Adventures in Desktop Linux Computing - Chapter One

Today I took a very brave step. I installed Linux on my mother-in-law's laptop.

The reason I installed Linux on her laptop is because despite my continued attempts to keep her system from getting infected with malware, she continues to be the victim of drive-by downloads.

So, to help mitigate this recurring issue, I completely wiped her PC and installed Linux.

Why Linux? Because most malware which targets home users attacks Windows or Mac systems.

Now, something to keep in mind is that this solution is not for everyone. Before I wiped her PC, I confirmed with her multiple times that there was nothing on it she needed, and that all she uses it for is web browsing. It's important to note that while most people only use their PCs for Internet and word processing, some do use specialized software, so consult with your family member before trying to replace their operating system.

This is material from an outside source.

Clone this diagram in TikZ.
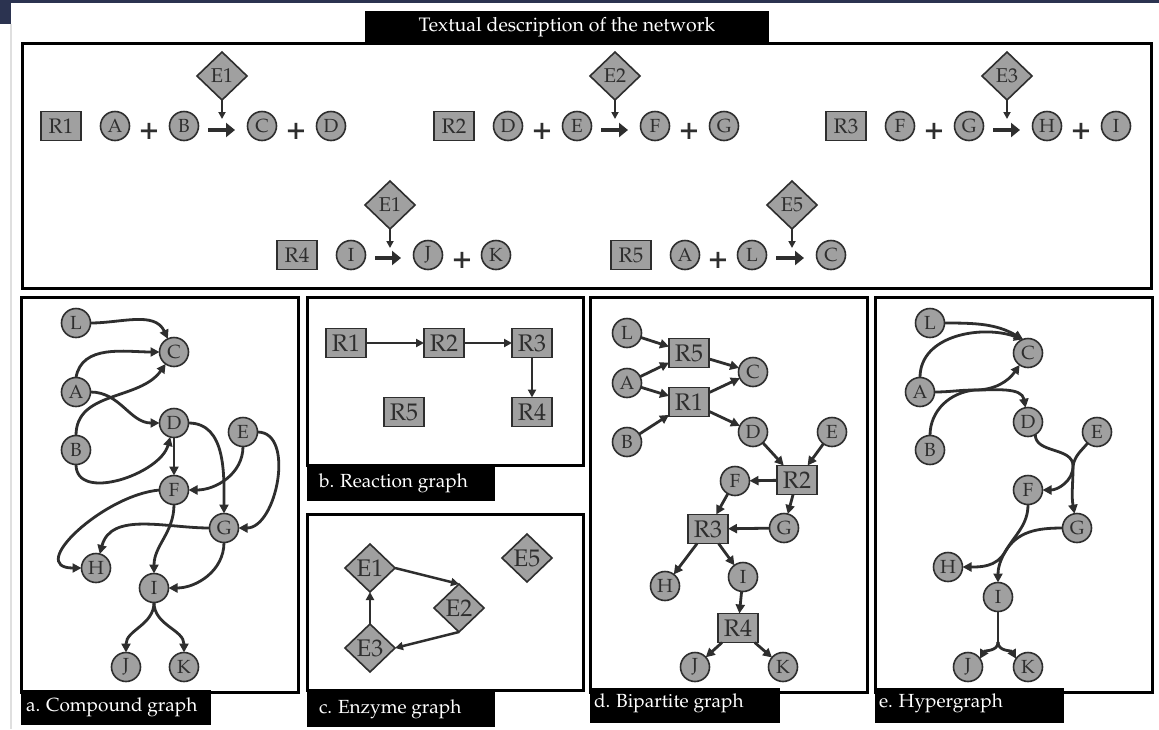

Before wiping a PC, it's important to make sure that all of the drivers will work with that PC. The best option is to boot the PC using a LiveCD before actually committing the install. I personally used CentOS 6 but there are many options, including Fedora or Ubuntu.

Once you have the PC up and running with the LiveCD, make sure the person can still use the PC for everything they need. Ask them to visit the Internet sites they regularly visit, and make sure they still work. Note any dependencies they might need, such as Java or Flash.

After you are comfortable that the person will be able to still use their computer, go ahead and install Linux from the LiveCD to the hard disk, so that any favorites/bookmarks the person creates will stay, as well as any dependencies you install.

Hopefully by replacing the PC's operating system with Linux, you'll have fewer visits to fix malware infections. However, don't be surprised if you have to answer a few calls on how to do something with their new OS.

I'll let you know what issues are encountered in Chapter Two!